Paper long abstract:

More powerful and affluent than some small countries, multinational corporations exert a tremendous influence on the functioning of global society. This paper analyzes the social impact of corporations across Sub-Saharan Africa by way of its conceptualization in recent works of African fiction – to what thematic and political ends the corporation is posed as villain (antagonist) in these work and thereby what possibilities of taking on the role of hero or protagonist these works thus imagine for African individuals and collectivities confronting the local operations of these corporations.

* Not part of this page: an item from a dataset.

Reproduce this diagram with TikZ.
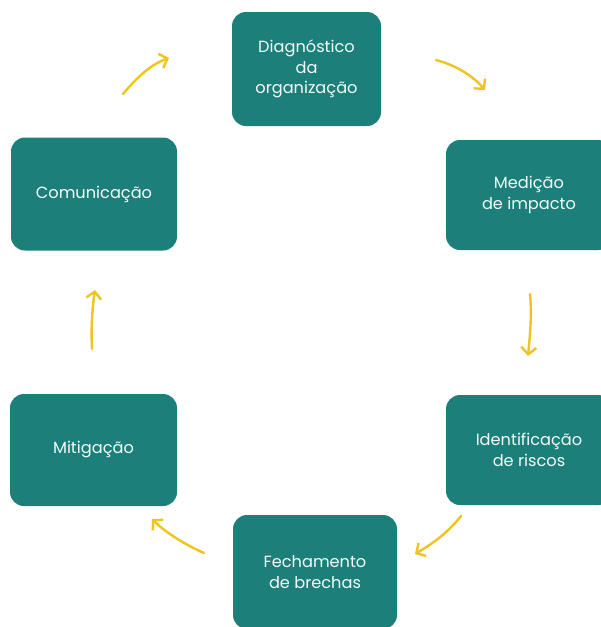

In analyzing Congolese author In Koli Jean Bofane’s novel _Congo Inc._ and Cameroonian author Imbolo Mbue’s _How Beautiful We Were_, this paper considers to what extent these authors see the operations of corporations within Africa as part of a long line of imperialism stretching back to the days of the large European colonial empires and to what extent they see this as a novel socio-economic phenomenon of our age of neoliberal globalization, as well as to what extent they envision the possibilities of local-level resistance to these forms of economic predation that threaten to stir up military conflict and despoil local ecosystems.